Прочитанные им стихи были встречены такими аплодисментами, какие редко здесь раздавались. Высокий, нескладный, с длинным носом, он производил странное впечатление. Да и читал-то он как-то торопливо, проглатывая окончания слов, но сами стихи поразили всех глубоким проникновением в тайны древнего славянского бытия.
Удрас и Барыба,
Две темные глыбы,
Уселись рядком…
Вот черта – это глаз,
Вот дыра – это нос,
Покраснела трава,
Заалелся откос,
И у ног
В красных пятнах лежал
Новый бог…
Читал молодой поэт, и все собравшиеся сразу поняли, что перед ними подлинный, настоящий художник, с искрой Божией.
После аплодисментов быстро вскочил Вячеслав Иванов и сказал, что все мы только что испытали тот «новый трепет», который, как говорил Бодлер, сопровождает рождение нового поэта, нового бога.
Вячеслав Иванов, говоривший всегда очень изысканно, на этот раз превзошел самого себя.
Долго ещё возбуждённо говорили и спорили о стихах молодого «Ярилы», как в шутку стали называть Сергея Городецкого, а он сам почти ничего не услышал из того, что говорилось о нём.
Александр Рославлев сразу завладел юным поэтом, проговорив с ним до утра.
Морозова не только принимала гостей, с 1909 года она создала религиозно-философское издательство «Путь», существовавшее до 1917 года, в котором вышли книги Чаадаева и Ивана Киреевского, монографии о Хомякове и Сковороде; сборники о богословии, «Философия свободы» Бердяева, «Два града», «Философия хозяйства» и «Свет невечерний» С. Булгакова, «Столп и утверждение истины» Павла Флоренского, «Миросозерцание Вл. Соловьёва» князя Евг. Трубецкого, книги Эрна, опубликовали переводы блаженного Августина, Паскаля, Джордано Бруно…

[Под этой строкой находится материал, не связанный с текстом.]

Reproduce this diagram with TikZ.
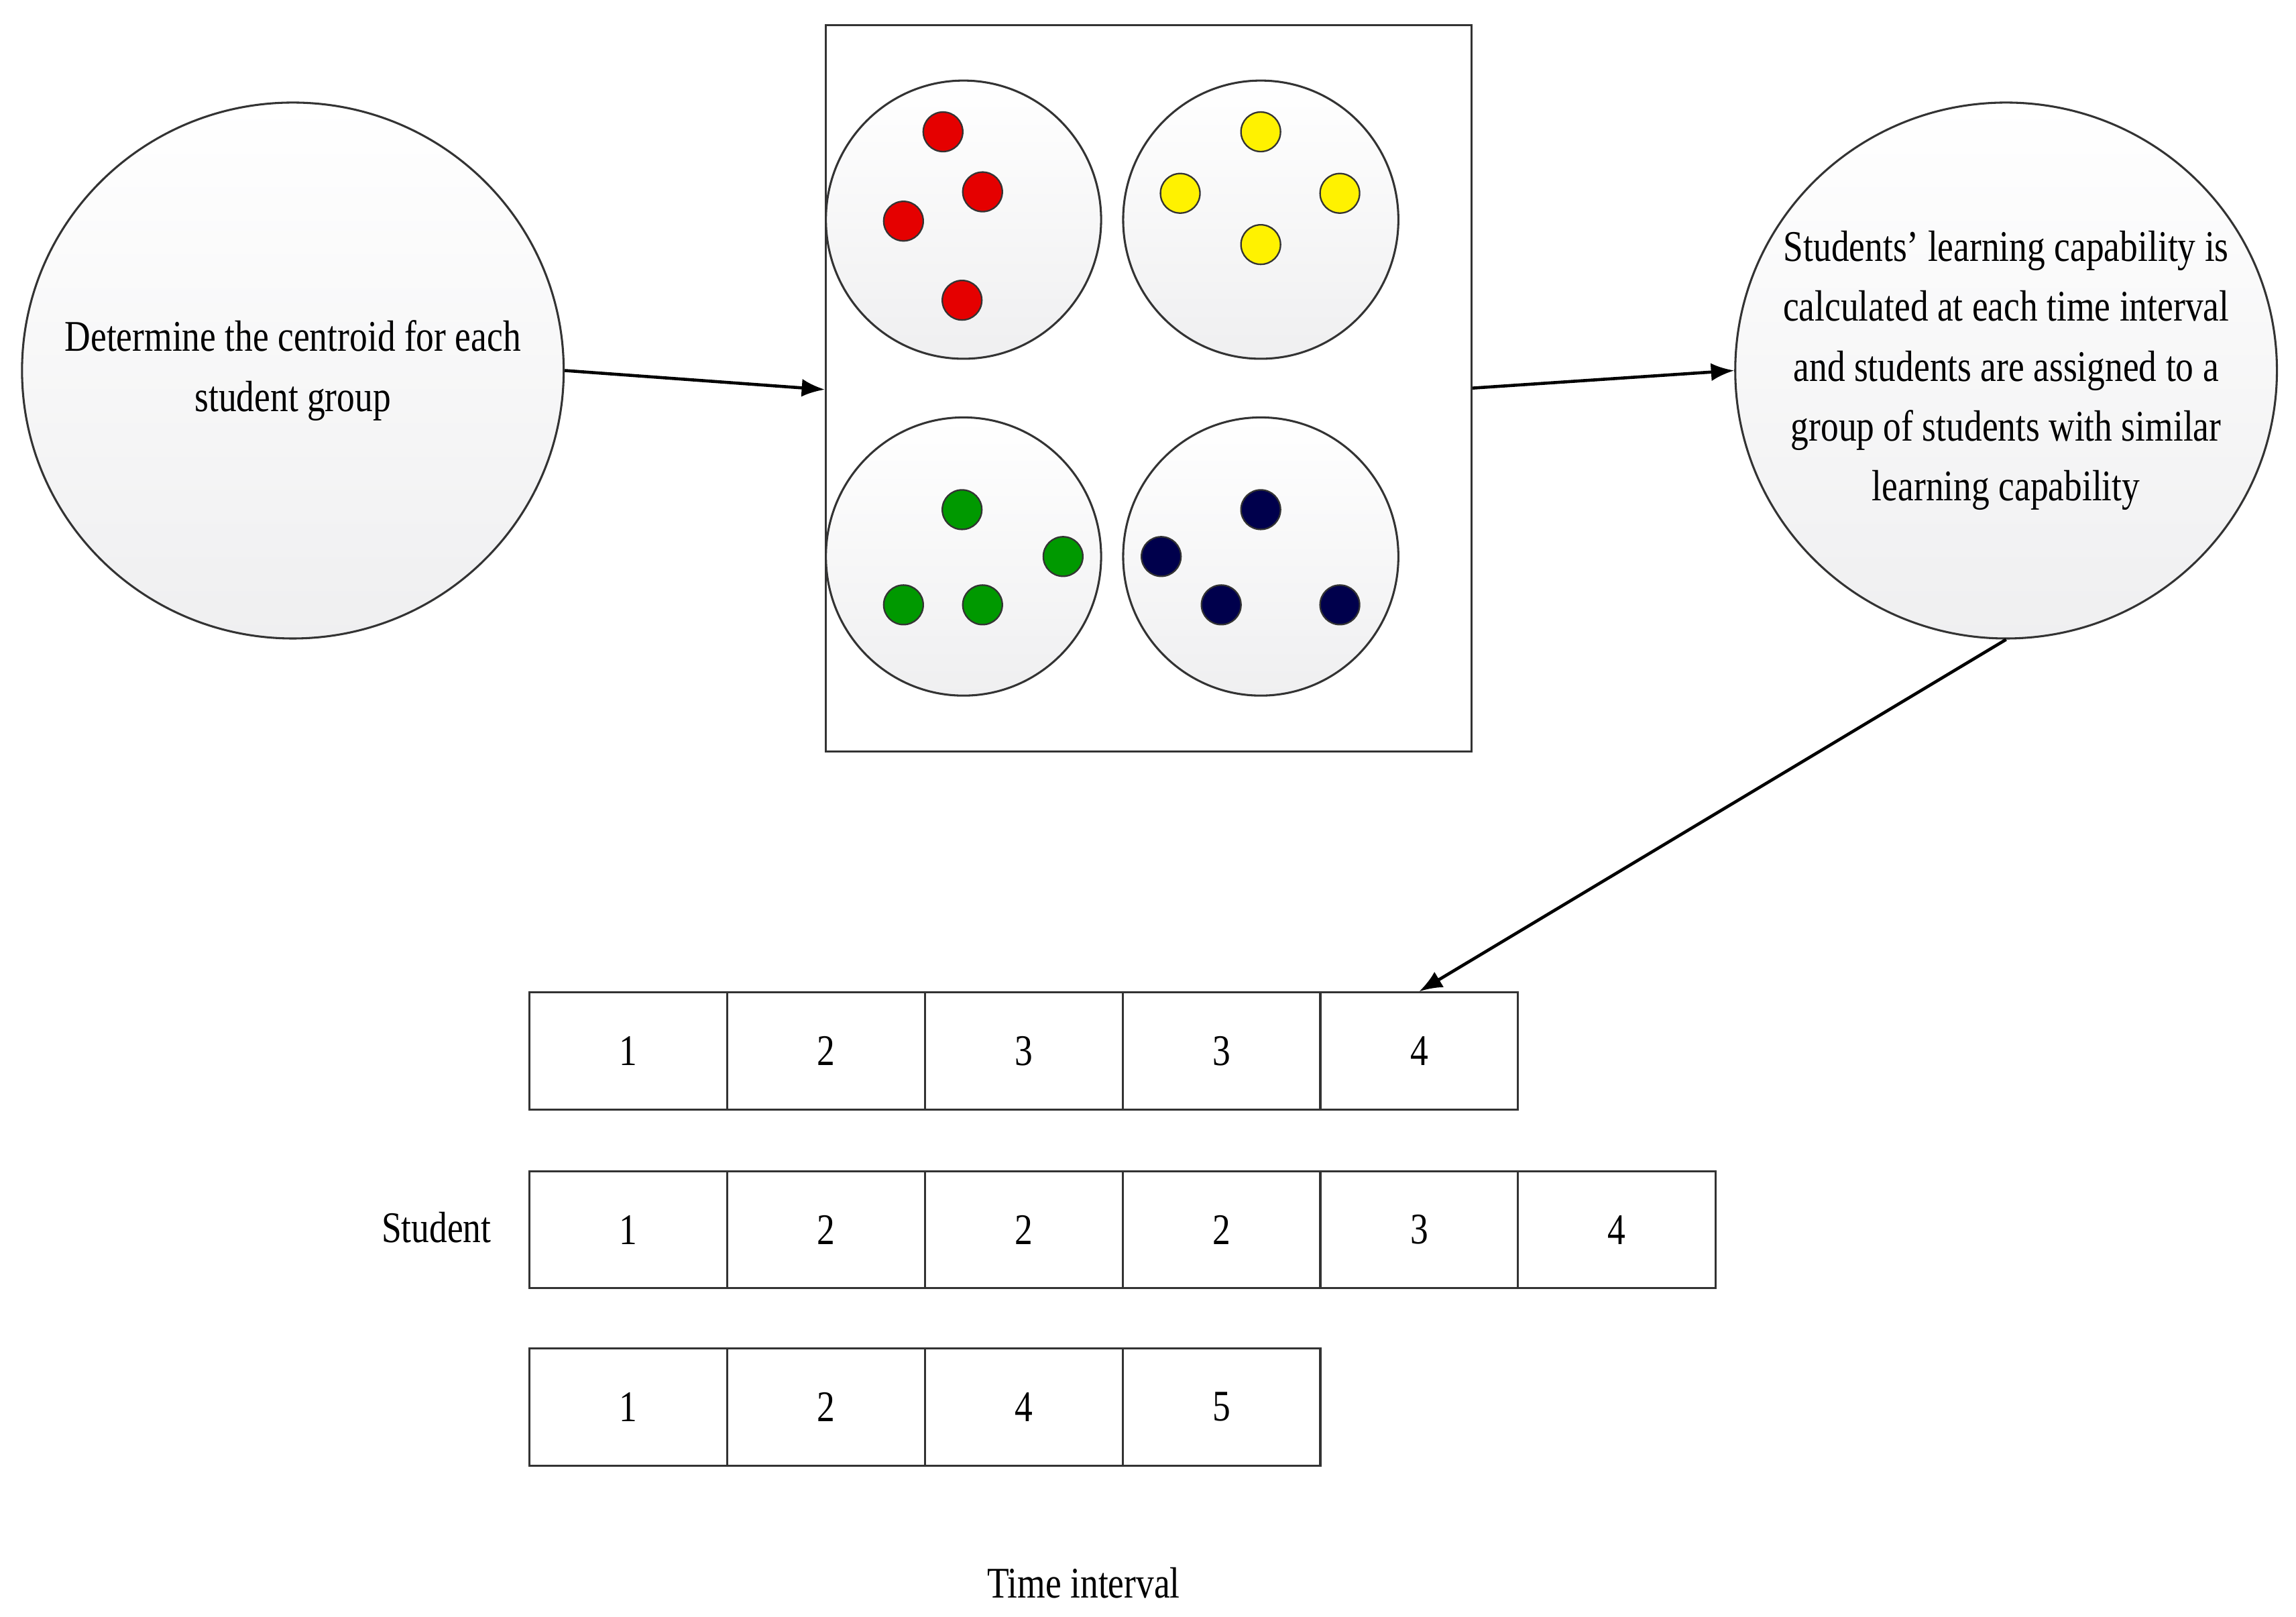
\documentclass[tikz,border=0pt]{standalone}
\usepackage{fontspec}
\setmainfont{Liberation Serif}[FakeStretch=0.82]
\usetikzlibrary{arrows.meta,shapes.geometric}
\begin{document}
\begin{tikzpicture}[x=0.02cm,y=-0.02cm,
  bub/.style={draw=black!80,line width=0.8pt,top color=white,bottom color=blue!4!gray!12},
  dot/.style={circle,draw=black!80,line width=0.6pt,minimum size=0.54cm,inner sep=0pt},
  cell/.style={draw=black!80,line width=0.8pt,minimum width=2.7cm,minimum height=1.6cm,inner sep=0pt,anchor=north west,font=\fontsize{17}{19}\selectfont},
  arr/.style={-{Latex[length=9pt,width=7pt]},line width=1.2pt},
  txt/.style={font=\fontsize{17}{23.3}\selectfont,align=center}]
\useasboundingbox (0,0) rectangle (1568,1104);
\node[bub,ellipse,minimum width=7.4cm,minimum height=7.32cm] (L) at (200,253) {};
\node[txt] at (200,253) {Determine the centroid for each\\student group};
\node[draw=black!80,line width=0.8pt,fill=white,minimum width=8.82cm,minimum height=9.92cm,inner sep=0pt] (B) at (784.5,265) {};
\foreach \n/\x/\y in {tl/658/150,tr/861/150,bl/658/380,br/861/380}
  \node[bub,ellipse,minimum width=3.76cm,minimum height=3.8cm] (\n) at (\x,\y) {};
\foreach \i/\x/\y in {1/644/90,2/671/131,3/617/151,4/657/205}
  \node[dot,fill=red!90!black] (r\i) at (\x,\y) {};
\foreach \i/\x/\y in {1/861/90,2/806/132,3/915/132,4/861/167}
  \node[dot,fill=yellow] (y\i) at (\x,\y) {};
\foreach \i/\x/\y in {1/657/348,2/726/380,3/617/413,4/671/413}
  \node[dot,fill=green!60!black] (g\i) at (\x,\y) {};
\foreach \i/\x/\y in {1/861/348,2/793/380,3/834/413,4/915/413}
  \node[dot,fill=blue!30!black] (n\i) at (\x,\y) {};
\node[bub,ellipse,minimum width=7.4cm,minimum height=7.32cm] (R) at (1370,253) {};
\node[txt] at (1370,253) {Students' learning capability is\\calculated at each time interval\\and students are assigned to a\\group of students with similar\\learning capability};
% tables
\foreach \v [count=\i from 0] in {1,2,3,3,4}
  \node[cell] (a\i) at (361+135*\i,677) {\v};
\foreach \v [count=\i from 0] in {1,2,2,2,3,4}
  \node[cell] (b\i) at (361+135*\i,799) {\v};
\foreach \v [count=\i from 0] in {1,2,4,5}
  \node[cell] (c\i) at (361+135*\i,920) {\v};
\node[font=\fontsize{17}{19}\selectfont] (st) at (298,838) {Student};
\node[font=\fontsize{17}{19}\selectfont] (ti) at (740,1081) {Time interval};
\draw[arr] (L.east) -- (B.west |- 0,266);
\draw[arr] (B.east |- 0,265) -- (R.west);
\draw[arr] (R.south) -- (a4.north);
\end{tikzpicture}
\end{document}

Именно Сергею Городецкому пришла в голову мысль создать «Кружок молодых», который должен чем-то отличаться от собраний Вячеслава Иванова. В «Кружок молодых» входили Александр Блок, Сергей Городецкий, Владимир Пяст, Александр Кондратьев, получивший единственную премию за стихи на конкурсе, устроенном журналом «Золотое руно» в 1906 году, П. Потёмкин, Б.С. Мосолов, Н.В. Недоброво, Е.П. Иванов, раза два бывал Андрей Белый.